Seine eigene Mutterpartei ist allerdings nicht der kleinste, sondern der mittlere Koalitionspartner. Die Entfremdung an der Basis dürfte zunehmen. Wie die Grünen ihren nächsten Wahlkampf bestreiten wollen, nachdem sie zuletzt viele Stimmen aufgrund ihrer Klimaschutz-Versprechen bekamen, ist fraglich.

"Verwässerung des Klimaschutzgesetzes"

"Problematisch ist vor allem die Verwässerung des Klimaschutzgesetzes", meint der politische Geschäftsführer der Umwelt- und Entwicklungsorganisation Germanwatch, Christoph Bals.

Die beabsichtigten Neuregelungen vergrößern das Risiko, dass wir unsere Klimaziele insbesondere im Verkehrssektor massiv verfehlen und dies über Jahre vertuschen. Der geplante beschleunigte Ausbau von Autobahnen passt nicht zu der Tatsache, dass im Verkehr schon jetzt die Kluft zwischen Klimaziel und Emissionen am größten ist.


Christoph Bals, Germanwatch

Pikant ist das vor allem, weil die vorherige Verschärfung des Klimaschutzgesetzes vom Bundesverfassungsgericht angemahnt worden war.

Bals kritisierte zudem das Fehlen von Beschlüssen, die "die Emissionen wirklich senken könnten" – etwa eine Umgestaltung des Dienstwagenprivilegs oder eine Bonus-Malus-Regelung bei der Kfz-Steuer.

"Es ist unfassbar", befand Luisa Neubauer, Noch-Mitglied der Grünen und bekanntestes Gesicht des Klimaschutz-Netzwerks Fridays for Future in Deutschland. Für den morgigen Freitag ab 14 Uhr ruft das Netzwerk zum Klimastreik vor dem Berliner Verkehrsministerium auf.

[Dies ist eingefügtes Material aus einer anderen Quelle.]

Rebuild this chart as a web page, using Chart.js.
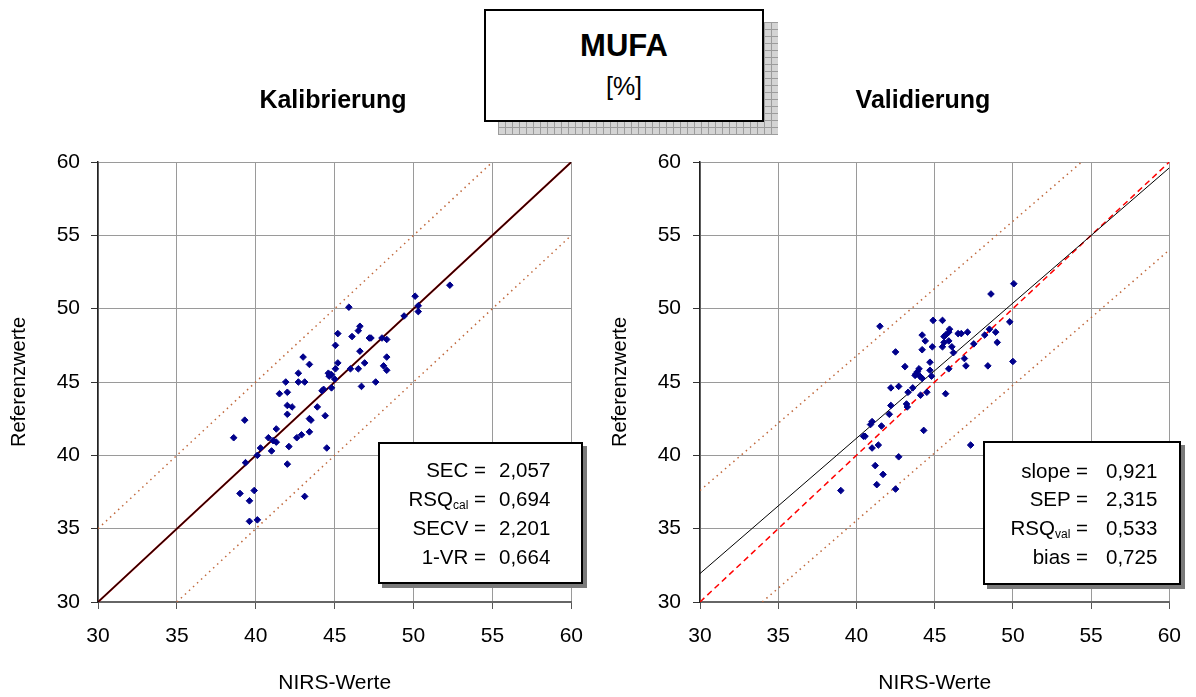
<!DOCTYPE html>
<html>
<head>
<meta charset="utf-8">
<script src="https://cdn.jsdelivr.net/npm/chart.js@4/dist/chart.umd.min.js"></script>
<style>
  html,body{margin:0;padding:0;background:#fff;}
  body{font-family:'Liberation Sans',Arial,sans-serif;color:#000;}
  #wrap{position:relative;width:1196px;height:697px;overflow:hidden;}
  canvas{position:absolute;top:0;}
  .ctitle{position:absolute;font-weight:bold;font-size:25px;white-space:nowrap;transform:translate(-50%,-50%);}
  .tshadow{position:absolute;left:498px;top:22px;width:280px;height:113px;background-color:#d4d4d4;
    background-image:linear-gradient(#9c9c9c 1px,transparent 1px),linear-gradient(90deg,#9c9c9c 1px,transparent 1px);
    background-size:7px 7px;}
  .tbox{position:absolute;left:484px;top:9px;width:276px;height:109px;border:2px solid #000;background:#fff;}
  .sshadow{position:absolute;background:#7a7a7a;}
  .sbox{position:absolute;border:2px solid #000;background:#fff;box-sizing:border-box;}
  .row{position:absolute;font-size:20.5px;white-space:nowrap;line-height:24px;height:24px;}
  .lab{position:absolute;right:0;text-align:right;}
  .val{position:absolute;left:0;}
  sub{font-size:12px;vertical-align:-3px;}
</style>
</head>
<body>
<div id="wrap">
  <canvas id="c1" width="598" height="697" style="left:0"></canvas>
  <canvas id="c2" width="598" height="697" style="left:598px"></canvas>

  <div class="tshadow"></div>
  <div class="tbox"></div>
  <div class="ctitle" style="left:624px;top:46px;font-size:31px;">MUFA</div>
  <div class="ctitle" style="left:624px;top:86px;font-size:25px;font-weight:normal;">[%]</div>

  <div class="ctitle" style="left:333px;top:99px;">Kalibrierung</div>
  <div class="ctitle" style="left:923px;top:99px;">Validierung</div>

  <div class="sshadow" style="left:382px;top:446px;width:205px;height:142px;"></div>
  <div class="sbox" style="left:378px;top:442px;width:205px;height:142px;"></div>
  <div class="sshadow" style="left:987px;top:445px;width:198px;height:144px;"></div>
  <div class="sbox" style="left:983px;top:441px;width:198px;height:144px;"></div>
  <div id="stats"></div>
</div>
<script>
// ---- Data ----
const calX = [52.3,50.1,50.3,50.3,49.4,45.9,46.6,46.5,45.2,46.1,47.2,47.3,48.0,48.3,45.05,46.6,48.3,43.0,46.9,43.4,45.2,48.1,48.3,45.05,46.0,46.5,42.7,44.6,44.7,44.8,44.65,45.0,41.9,42.7,43.1,46.7,47.6,44.8,44.3,44.2,41.5,42.0,42.0,42.3,42.0,43.9,44.4,43.4,43.5,39.3,41.3,43.4,42.9,42.6,40.8,41.1,41.3,38.6,42.1,40.3,41.0,44.5,40.1,39.35,42.0,39.0,39.9,39.6,43.1,39.6,40.1];
const calY = [51.6,50.85,50.2,49.8,49.5,50.1,48.8,48.5,48.3,48.1,48.0,48.0,48.0,47.9,47.5,47.1,46.7,46.7,46.3,46.2,46.3,46.1,45.8,45.9,45.9,45.9,45.6,45.6,45.5,45.5,45.4,45.2,45.0,45.0,45.0,44.7,45.0,44.6,44.5,44.4,44.2,44.3,43.4,43.3,42.8,43.3,42.7,42.5,42.4,42.4,41.8,41.6,41.4,41.2,41.2,41.0,40.9,41.2,40.6,40.5,40.3,40.5,40.0,39.5,39.4,37.4,37.6,36.9,37.2,35.5,35.6];
const valX = [50.06,48.6,49.8,48.9,48.5,48.2,49.0,50.0,48.4,44.9,45.5,41.5,45.95,45.9,45.7,45.6,46.5,46.7,47.1,44.2,44.4,45.9,45.6,45.5,44.85,46.1,47.5,44.2,42.5,46.2,46.9,47.0,44.7,43.1,44.0,43.9,43.8,43.75,44.05,44.7,44.8,45.9,44.2,43.6,42.7,42.2,43.3,44.1,44.5,45.7,42.2,43.2,43.25,42.1,41.0,40.9,41.6,44.3,40.45,40.55,41.4,41.0,47.3,42.7,41.2,41.7,41.3,42.5,39.0];
const valY = [51.7,51.0,49.1,48.4,48.6,48.2,47.7,46.4,46.1,49.2,49.2,48.8,48.6,48.4,48.2,48.1,48.3,48.3,48.4,48.2,47.8,47.8,47.7,47.4,47.4,47.4,47.6,47.2,47.05,47.0,46.6,46.1,46.35,46.05,45.9,45.7,45.55,45.45,45.4,45.8,45.4,45.9,45.25,44.6,44.7,44.6,44.3,44.1,44.3,44.2,43.4,43.5,43.3,42.8,42.3,42.1,42.0,41.7,41.3,41.3,40.7,40.5,40.7,39.9,39.3,38.7,38.0,37.7,37.6];

// reference / regression / limit lines (x,y endpoints)
const calIdentX = [30, 60], calIdentY = [30, 60];
const calUpperX = [30, 55], calUpperY = [35, 60];
const calLowerX = [35, 60], calLowerY = [30, 55];
const valIdentX = [30, 60], valIdentY = [30, 60];
const valRegX = [30, 60], valRegY = [31.94, 59.6];
const valUpperX = [30, 54.4], valUpperY = [37.6, 60];
const valLowerX = [33.98, 60], valLowerY = [30, 54.0];

const axisTicks = [30, 35, 40, 45, 50, 55, 60];
const xTitle = 'NIRS-Werte', yTitle = 'Referenzwerte';

const calStatLabels = ['SEC =', 'RSQ<sub>cal</sub> =', 'SECV =', '1-VR ='];
const calStatValues = ['2,057', '0,694', '2,201', '0,664'];
const valStatLabels = ['slope =', 'SEP =', 'RSQ<sub>val</sub> =', 'bias ='];
const valStatValues = ['0,921', '2,315', '0,533', '0,725'];

// ---- helpers ----
const zip = (xs, ys) => xs.map((x, i) => ({x, y: ys[i]}));
const FONT = "'Liberation Sans', Arial, sans-serif";

function lineDs(xs, ys, color, width, dash) {
  return {type: 'line', data: zip(xs, ys), borderColor: color, borderWidth: width,
    borderDash: dash || [], pointRadius: 0, fill: false, tension: 0, showLine: true};
}

function makeChart(id, pts, lines, geo) {
  return new Chart(document.getElementById(id), {
    type: 'scatter',
    data: {datasets: [
      {data: pts, pointStyle: 'rectRot', pointRadius: 3.3, pointBorderWidth: 1,
       backgroundColor: '#00008b', borderColor: '#00008b', pointHoverRadius: 3.3},
      ...lines
    ]},
    options: {
      responsive: false, animation: false, devicePixelRatio: 1,
      layout: {padding: {top: 162, right: geo.padRight, bottom: 0, left: 0}},
      plugins: {legend: {display: false}, tooltip: {enabled: false}, title: {display: false}},
      scales: {
        x: {type: 'linear', min: 30, max: 60,
          afterBuildTicks: s => { s.ticks = axisTicks.map(v => ({value: v})); },
          afterFit: s => { s.height = 95; },
          ticks: {font: {family: FONT, size: 21}, color: '#000', padding: 15, maxRotation: 0},
          grid: {color: '#9a9a9a', lineWidth: 1, tickLength: 7, tickColor: '#555'},
          border: {display: true, color: '#666', width: 2},
          title: {display: true, text: xTitle, font: {family: FONT, size: 21}, color: '#000', padding: {top: 0, bottom: 1}}
        },
        y: {type: 'linear', min: 30, max: 60,
          afterBuildTicks: s => { s.ticks = axisTicks.map(v => ({value: v})); },
          afterFit: s => { s.width = geo.yWidth; },
          ticks: {font: {family: FONT, size: 21}, color: '#000', padding: geo.yPad},
          grid: {color: '#9a9a9a', lineWidth: 1, tickLength: 7, tickColor: '#333'},
          border: {display: true, color: '#222', width: 1.5},
          title: {display: true, text: yTitle, font: {family: FONT, size: 20}, color: '#000', padding: {top: geo.yTitlePad, bottom: 0}}
        }
      }
    }
  });
}

const dotCol = '#c0683c';
// datasets earlier in the list are drawn on top
makeChart('c1', zip(calX, calY), [
  lineDs(calIdentX, calIdentY, '#1a0000', 1.1),
  lineDs(calIdentX, calIdentY, '#a00000', 2),
  lineDs(calUpperX, calUpperY, dotCol, 1.5, [1.5, 4]),
  lineDs(calLowerX, calLowerY, dotCol, 1.5, [1.5, 4])
], {padRight: 26, yWidth: 98, yPad: 11, yTitlePad: 7});

makeChart('c2', zip(valX, valY), [
  lineDs(valRegX, valRegY, '#000', 1),
  lineDs(valIdentX, valIdentY, '#ff0000', 1.5, [6, 4]),
  lineDs(valUpperX, valUpperY, dotCol, 1.5, [1.5, 4]),
  lineDs(valLowerX, valLowerY, dotCol, 1.5, [1.5, 4])
], {padRight: 23, yWidth: 102, yPad: 12, yTitlePad: 10});

// stat boxes
function statRows(labels, values, labRight, valLeft, centers) {
  let html = '';
  labels.forEach((l, i) => {
    const top = centers[i] - 12;
    html += `<div class="row" style="left:0;top:${top}px;width:${labRight}px;"><span class="lab">${l}</span></div>`;
    html += `<div class="row" style="left:${valLeft}px;top:${top}px;"><span class="val">${values[i]}</span></div>`;
  });
  return html;
}
document.getElementById('stats').innerHTML =
  statRows(calStatLabels, calStatValues, 486, 499, [470, 499, 528, 557]) +
  statRows(valStatLabels, valStatValues, 1088, 1106, [471, 499, 528, 557]);
</script>
</body>
</html>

Laut Koalitionsbeschlüssen soll unter anderem der Ausbau von 144 Autobahnprojekten beschleunigt werden – immerhin mit der Verpflichtung, die Möglichkeit zum Bau von Solaranlagen in deren Randbereich zu nutzen. Auch sollen an Bahnstrecken neue Solaranlagen entstehen – und Windkraftanlagen neben Verkehrswegen.

Es gehe bei den Autobahnprojekten nicht um Neubau, "sondern es geht um sogenannte Engstellen-Beseitigung, also vorhandene Autobahnen, die repariert und ausgeweitet werden müssen", betonte in diesem Zusammenhang Habeck.

Allerdings muss es für den Verlust von Naturflächen keine Realkompensation auf anderen Flächen mehr geben. Stattdessen sollen sich die Investoren auch in Form einer Geldleistung von der Kompensationspflicht freikaufen können.

Der Deutschen Bahn stehen laut dem Beschlusspapier bis zum Jahre 2027 rund 45 Milliarden Euro zur Deckung ihres Investitionsbedarfs zu. Das Geld dafür soll unter anderem durch Erweiterung der Lkw-Maut um eine CO2-Komponente ab 2024 zusammenkommen. Die Maut greift dann zudem schon für kleine Lkw ab 3,5 Tonnen. Für "emissionsfreie" Lkw soll es bis Ende 2025 eine Befreiung von der Maut geben, danach einen Rabatt von 75 Prozent. Ausnahmen sollen unter anderem für Handwerker gelten.

Bekräftigt hat der Koalitionsausschuss, dass Deutschland bis 2045 klimaneutral sein soll – der europäische Emissionshandel und dessen geplante Ausweitung auf weitere Sektoren sollen dabei eine entscheidende Rolle spielen.

Beim Heizungswechsel soll laut Koalitionsbeschlüssen "niemand im Stich gelassen" werden. Es werde geprüft, wie der jeweilige Umbau "gezielt und bürokratiearm aus dem Klima- und Transformationsfonds finanziell gefördert werden kann", heißt es.